Vasko Popa’s poetry displays many unique features. From the very first, he showed a predilection for objects, for specifics rather than generalities, for the concrete rather than the abstract. As if to restore the equilibrium disturbed in his early manhood during the war, he felt a need to call everything by its proper name, to relegate each object to its appointed place.
Among his first poems, which appear in Bark, are those titled simply “Chair,” “Plate,” and “Paper.” In such poems, he attempts to penetrate the outer shell of objects, arriving at their core. One gets the impression that he stares persistently at an inanimate object until it appears to breathe and to move. In one of his finest poems, “The Quartz Pebble,” he extols the magnificent beauty of a stone in its seeming immobility and indifference to its surroundings (“headless limbless”). Soon, however, the smooth white stone begins to move “with the shameless march of time,” holding everything “in its passionate/ Internal embrace.” Thus, the essential traits of the quartz pebble are illuminated in a very few lines.
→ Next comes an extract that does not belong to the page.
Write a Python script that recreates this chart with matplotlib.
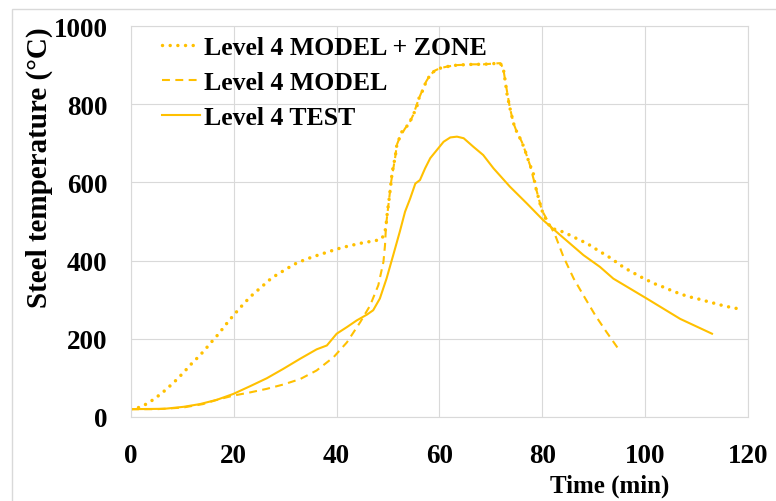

Although not a living being, it moves, breathes, smiles, and shows passion. (This poem first appeared in Bark and was repeated and expanded into a cycle in Popa’s second collection, Unrest-Field.) The secret of Popa’s propensity for things lies in the fact that they are not merely things for him but beings, which only the sixth sense, or the inner eye, of a poet can discern.
Popa’s dead world pulsates with a weird life that is more intense than that of living beings in the familiar world. Speaking of a cigarette in “In the Ashtray,” he calls it “a tiny sun/ With a yellow tobacco hair” being extinguished in an ashtray while “the blood of a cheap lipstick suckles/ The dead stumps of stubs.” In “On the Hat Stand,” “collars have bitten through the necks of hanging emptiness.” “In a Smile” describes a scene where “Blue-eyed distances/ Have coiled up into a ball.” The culmination of this anthropomorphism is found in the cycle “Spisak” (“List”). In addition to the quartz stone mentioned above, this cycle comprises a duck that “will never learn/ How to walk/ As she knows/ How to plough mirrors”; a horse that has eight legs and drags the whole earth behind him; a pig that runs joyfully toward “the yellow gate,” only to feel the “savage wild knife in her throat”; a dandelion that is “A yellow eye of loneliness/ On the sidewalk edge/ At the end of the world”; and a chestnut tree that “lives on the adventures/ Of his unreachable roots.” A dinner plate is “A yawn of free lips/ Above the horizon of hunger.” Popa’s obsession with things reveals not only his uncanny ability to see the world from their perspective but also his intention to speak through natural symbols, to present graphically the mysterious nature of human destiny.
Popa’s closeness to things was undoubtedly accentuated by the war experience of his impressionable years, when the language spoken around him was blunt, terse, bloody, and final. From this experience stem two haunting cycles of poems in Unrest-Field, “Igre” (“Games”) and “Kost kosti” (“One Bone to Another”). “Games” is Popa’s response to the frightening games of war. The poems of this cycle resemble an eerie pantomime of creatures beyond the natural and comprehensible, for Popa’s “games” defy logical explanation, symbolically reflecting the cruelty, grotesqueness, and fatuity of human existence. In “The Seducer,” one person fondles a chair leg until it gives him “the glad”; another kisses a keyhole while a third person gapes at them, turning his head until it falls off. In “The Chase,” people bite arms and legs off one another and bury them like dogs, while others sniff around, searching for buried limbs; whoever finds his own is entitled to the next bite.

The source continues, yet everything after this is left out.